Address
- 1 Poppy Place Floral Park, New York, 11001 United States

District information
- Type: Public
- Grades: PK–6
- Schools: 2
- NCES District ID: 3611160

Students and staff
- Students: 1,584 (2024–2025)
- Teachers: 103.00 (on an FTE basis) (2024–2025)
- Staff: 147.00 (on an FTE basis) (2024–2025)
- Student–teacher ratio: 15.38 (2024–2025)

Other information
- Website: www.fpbsd.org

= Floral Park-Bellerose Union Free School District =

School district in New York, United States

Floral Park-Bellerose Union Free School District, also known as Floral Park-Bellerose School District 22, is a school district headquartered in Floral Park, New York, in the New York City metropolitan area. Its boundary includes Floral Park, Bellerose, Bellerose Terrace, and a small portion of North New Hyde Park.

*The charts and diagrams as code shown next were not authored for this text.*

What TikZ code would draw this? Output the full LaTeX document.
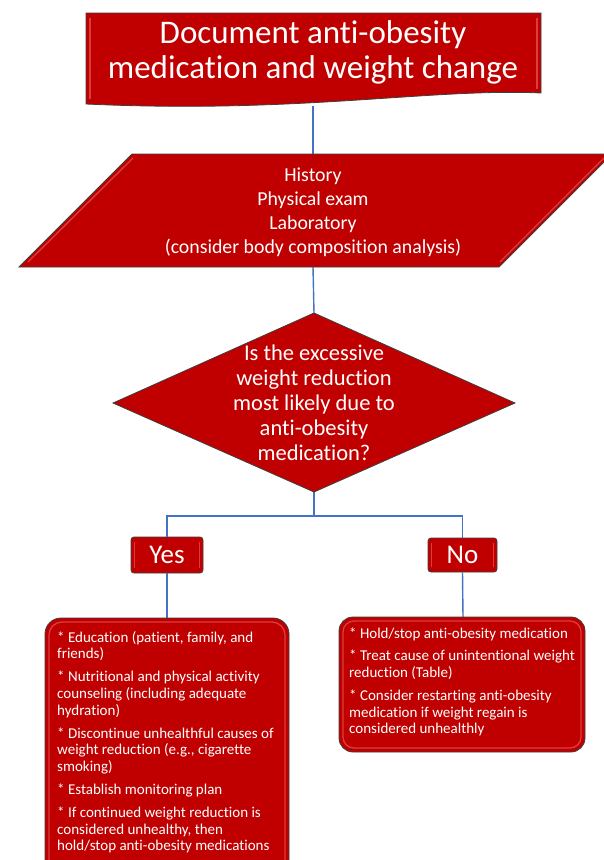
\documentclass[tikz,border=0pt]{standalone}
\usepackage{fontspec}
\setmainfont{Carlito}[Ligatures=NoCommon]
\definecolor{boxred}{HTML}{C00000}
\definecolor{edgegray}{HTML}{3F3F3F}
\definecolor{hilite}{HTML}{F07070}
\definecolor{linkblue}{HTML}{4472C4}
\begin{document}
\begin{tikzpicture}[x=1pt,y=-1pt,
  shapefill/.style={fill=boxred, draw=edgegray, line width=0.8pt},
  bevel/.style={draw=hilite, line width=1.3pt, opacity=0.55},
  link/.style={draw=linkblue, line width=1.4pt},
  txt/.style={text=white, inner sep=0pt, align=center},
  listtxt/.style={text=white, inner sep=0pt, align=left, anchor=north west, font=\fontsize{15}{16.8}\selectfont},
  smallbox/.style={shapefill, rounded corners=3pt, text=white, inner sep=0pt, font=\fontsize{27}{30}\selectfont}]
\useasboundingbox (0,0) rectangle (604,860);
\clip (0,0) rectangle (604,860);

% anchor coordinates
\coordinate (titleb) at (313,106);
\coordinate (histt) at (313,154);
\coordinate (histb) at (313,267);
\coordinate (dtop) at (314,313);
\coordinate (dbot) at (314,492);
\coordinate (split) at (314,516);
\coordinate (leftt) at (167,618);
\coordinate (rightt) at (463,617);

% Yes / No boxes (nodes)
\node[smallbox, minimum width=72pt, minimum height=36pt] (yes) at (167,555) {Yes};
\node[smallbox, minimum width=69pt, minimum height=34pt] (no) at (462.5,555) {No};

% connectors
\draw[link] (titleb) -- (histt);
\draw[link] (histb) -- (dtop);
\draw[link] (dbot) -- (split);
\draw[link] (yes.north) |- (split) -| (no.north);
\draw[link] (yes.south) -- (leftt);
\draw[link] (no.south) -- (rightt);

% title document shape
\draw[shapefill] (86,13) -- (541,13) -- (541,93) .. controls (430,88) and (300,114) .. (86,104) -- cycle;
\draw[bevel] (90,18) -- (90,99);
\draw[bevel] (537,18) -- (537,89);
\node[txt, font=\fontsize{33}{35}\selectfont] (title) at (313,52) {Document anti-obesity\\medication and weight change};

% parallelogram
\draw[shapefill] (132,154) -- (612,154) -- (499,267) -- (19,267) -- cycle;
\draw[bevel] (28,262) -- (133,158);
\draw[bevel] (500,262) -- (604,158);
\node[txt, font=\fontsize{19.8}{24}\selectfont] (hist) at (313,212) {History\\Physical exam\\Laboratory\\(consider body composition analysis)};

% diamond
\draw[shapefill] (314,313) -- (515,403) -- (314,492) -- (113,403) -- cycle;
\node[txt, font=\fontsize{22.5}{25}\selectfont] (question) at (314,402.5) {Is the excessive\\weight reduction\\most likely due to\\anti-obesity\\medication?};

% Yes / No bevels
\draw[bevel] ([xshift=4pt,yshift=-5pt]yes.north west) -- ([xshift=4pt,yshift=5pt]yes.south west);
\draw[bevel] ([xshift=-4pt,yshift=-5pt]yes.north east) -- ([xshift=-4pt,yshift=5pt]yes.south east);
\draw[bevel] ([xshift=4pt,yshift=-5pt]no.north west) -- ([xshift=4pt,yshift=5pt]no.south west);
\draw[bevel] ([xshift=-4pt,yshift=-5pt]no.north east) -- ([xshift=-4pt,yshift=5pt]no.south east);

% left result box
\draw[shapefill, rounded corners=16pt] (45,618) rectangle (289,880);
\draw[bevel, rounded corners=13pt] (49,622) rectangle (285,876);
\node[listtxt] (yestext) at (57,631) {%
* Education (patient, family, and\\
friends)\\[6pt]
* Nutritional and physical activity\\
counseling (including adequate\\
hydration)\\[6pt]
* Discontinue unhealthful causes of\\
weight reduction (e.g., cigarette\\
smoking)\\[6pt]
* Establish monitoring plan\\[6pt]
* If continued weight reduction is\\
considered unhealthy, then\\
hold/stop anti-obesity medications};

% right result box
\draw[shapefill, rounded corners=14pt] (339,617) rectangle (585,752);
\draw[bevel, rounded corners=11pt] (343,621) rectangle (581,748);
\node[listtxt] (notext) at (349,628) {%
* Hold/stop anti-obesity medication\\[5pt]
* Treat cause of unintentional weight\\
reduction (Table)\\[6pt]
* Consider restarting anti-obesity\\
medication if weight regain is\\
considered unhealthly};
\end{tikzpicture}
\end{document}
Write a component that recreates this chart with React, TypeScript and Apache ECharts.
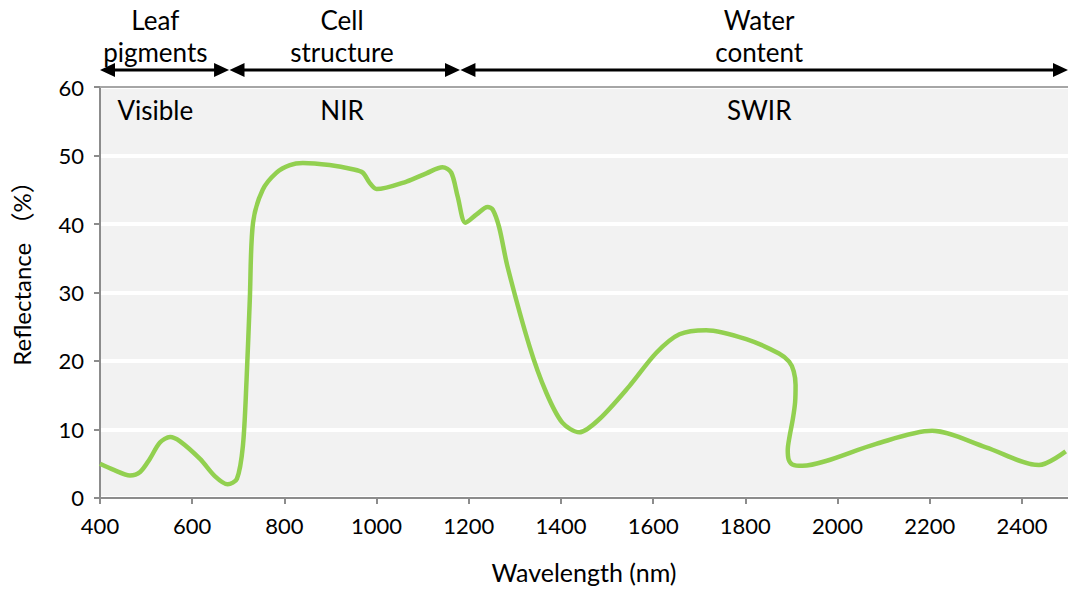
import React, { useEffect, useRef } from "react";
import * as echarts from "echarts";

// Leaf reflectance spectrum: wavelength (nm) vs reflectance (%)
const wavelength = [
  400, 430, 465, 487, 508, 530, 552, 573, 617, 649, 677, 697, 710, 718, 725,
  732, 753, 783, 812, 840, 898, 948, 970, 985, 1000, 1065, 1108, 1143, 1162,
  1176, 1193, 1217, 1241, 1252, 1266, 1284, 1332, 1368, 1403, 1440, 1483, 1548,
  1607, 1657, 1715, 1802, 1873, 1895, 1905, 1909, 1908, 1903, 1896, 1892, 1894,
  1902, 1924, 1975, 2084, 2205, 2322, 2437, 2495,
];
const reflectance = [
  5.0, 4.1, 3.3, 3.8, 5.7, 8.1, 8.9, 8.3, 5.7, 3.2, 2.0, 2.8, 7.6, 17.3, 29.0,
  40.2, 45.0, 47.5, 48.6, 48.9, 48.6, 48.0, 47.5, 46.0, 45.1, 46.2, 47.4, 48.3,
  47.5, 44.0, 40.2, 41.4, 42.5, 42.1, 39.5, 33.8, 22.1, 15.4, 11.0, 9.6, 11.5, 16.3,
  21.2, 23.9, 24.5, 23.2, 21.1, 19.9, 18.5, 16.5, 14.0, 11.5, 9.0, 7.0, 5.6,
  4.9, 4.7, 5.4, 7.9, 9.8, 7.4, 4.8, 6.8,
];

// Spectral regions (band names inside the plot) and their centres in nm
const bandNames = ["Visible", "NIR", "SWIR"];
const bandCentres = [520, 925, 1830];

// Dominant factor in each region, with the wavelength span of its arrow
const factorNames = ["Leaf\npigments", "Cell\nstructure", "Water\ncontent"];
const factorStart = [400, 681, 1182];
const factorEnd = [680, 1181, 2500];

const xTicks = { min: 400, max: 2500, interval: 200 };
const yTicks = { min: 0, max: 60, interval: 10 };

const FONT = "Lato, 'Noto Sans CJK SC', sans-serif";
const AXIS_GREY = "#8c8c8c";

export default function App() {
  const ref = useRef<HTMLDivElement>(null);

  useEffect(() => {
    if (!ref.current) return;
    const chart = echarts.init(ref.current, null, { renderer: "svg" });

    const data = wavelength.map((w, i) => [w, reflectance[i]]);

    chart.setOption({
      animation: false,
      grid: {
        left: 100,
        top: 87,
        right: 0,
        bottom: 90,
        show: true,
        backgroundColor: "#f2f2f2",
        borderWidth: 0,
      },
      xAxis: [
        {
          type: "value",
          min: xTicks.min,
          max: xTicks.max,
          interval: xTicks.interval,
          name: "Wavelength (nm)",
          nameLocation: "middle",
          nameGap: 61,
          nameTextStyle: { fontFamily: FONT, fontSize: 25, color: "#000" },
          axisLine: { show: true, lineStyle: { color: AXIS_GREY, width: 2 } },
          axisTick: { show: true, length: 6, lineStyle: { color: AXIS_GREY, width: 2 } },
          axisLabel: {
            fontFamily: FONT,
            fontSize: 22,
            color: "#000",
            margin: 16,
            showMaxLabel: false,
            formatter: (v: number) => String(v),
          },
          splitLine: { show: false },
        },
        {
          type: "value",
          position: "top",
          min: xTicks.min,
          max: xTicks.max,
          axisLine: { show: true, lineStyle: { color: "#a6a6a6", width: 2 } },
          axisTick: { show: false },
          axisLabel: { show: false },
          splitLine: { show: false },
        },
      ],
      yAxis: {
        type: "value",
        min: yTicks.min,
        max: yTicks.max,
        interval: yTicks.interval,
        name: "Reflectance （%）",
        nameLocation: "middle",
        nameGap: 67,
        nameTextStyle: {
          fontFamily: FONT,
          fontSize: 24,
          color: "#000",
          padding: [0, 0, 0, 50],
        },
        axisLine: { show: true, lineStyle: { color: AXIS_GREY, width: 2 } },
        axisTick: { show: true, length: 6, lineStyle: { color: AXIS_GREY, width: 2 } },
        axisLabel: { fontFamily: FONT, fontSize: 22, color: "#000", margin: 16 },
        splitLine: { show: true, lineStyle: { color: "#ffffff", width: 4 } },
      },
      series: [
        {
          type: "line",
          data,
          smooth: 0.3,
          showSymbol: false,
          lineStyle: { color: "#92d050", width: 4.5 },
          itemStyle: { color: "#92d050" },
          clip: false,
        },
      ],
    });

    const px = (v: number) => chart.convertToPixel({ xAxisIndex: 0 }, v) as number;
    const py = (v: number) => chart.convertToPixel({ yAxisIndex: 0 }, v) as number;

    const plotTop = py(yTicks.max);
    const arrowY = plotTop - 17;
    const head = 15;
    const half = 7;

    const graphics: any[] = [];
    factorNames.forEach((name, i) => {
      const x1 = px(factorStart[i]);
      const x2 = px(factorEnd[i]);
      graphics.push({
        type: "line",
        shape: { x1: x1 + head - 2, y1: arrowY, x2: x2 - head + 2, y2: arrowY },
        style: { stroke: "#000", lineWidth: 3 },
      });
      graphics.push({
        type: "polygon",
        shape: { points: [[x1, arrowY], [x1 + head, arrowY - half], [x1 + head, arrowY + half]] },
        style: { fill: "#000" },
      });
      graphics.push({
        type: "polygon",
        shape: { points: [[x2, arrowY], [x2 - head, arrowY - half], [x2 - head, arrowY + half]] },
        style: { fill: "#000" },
      });
      graphics.push({
        type: "text",
        x: px(bandCentres[i]),
        y: arrowY - 34,
        style: {
          text: name,
          fontFamily: FONT,
          fontSize: 26,
          lineHeight: 32,
          fill: "#000",
          textAlign: "center",
          textVerticalAlign: "middle",
        },
      });
    });

    bandNames.forEach((name, i) => {
      graphics.push({
        type: "text",
        x: px(bandCentres[i]),
        y: plotTop + 23,
        style: {
          text: name,
          fontFamily: FONT,
          fontSize: 26,
          fill: "#000",
          textAlign: "center",
          textVerticalAlign: "middle",
        },
      });
    });

    chart.setOption({ graphic: graphics });

    return () => chart.dispose();
  }, []);

  return (
    <div
      ref={ref}
      style={{ position: "absolute", left: 0, top: 0, width: 1068, height: 589 }}
    />
  );
}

The district includes sections of the following towns: Hempstead and North Hempstead.

==History==
In September 1929, the Floral Park-Bellerose School began operations. It had 38 classrooms in 1956. Circa 1931, the John Lewis Childs School began a program for students with reduced vision.

In 1956 the district was the only Nassau County elementary school district that owed no debts.

In 2009 the district proposed an election for a new busing system and a bond in which new playgrounds would be built.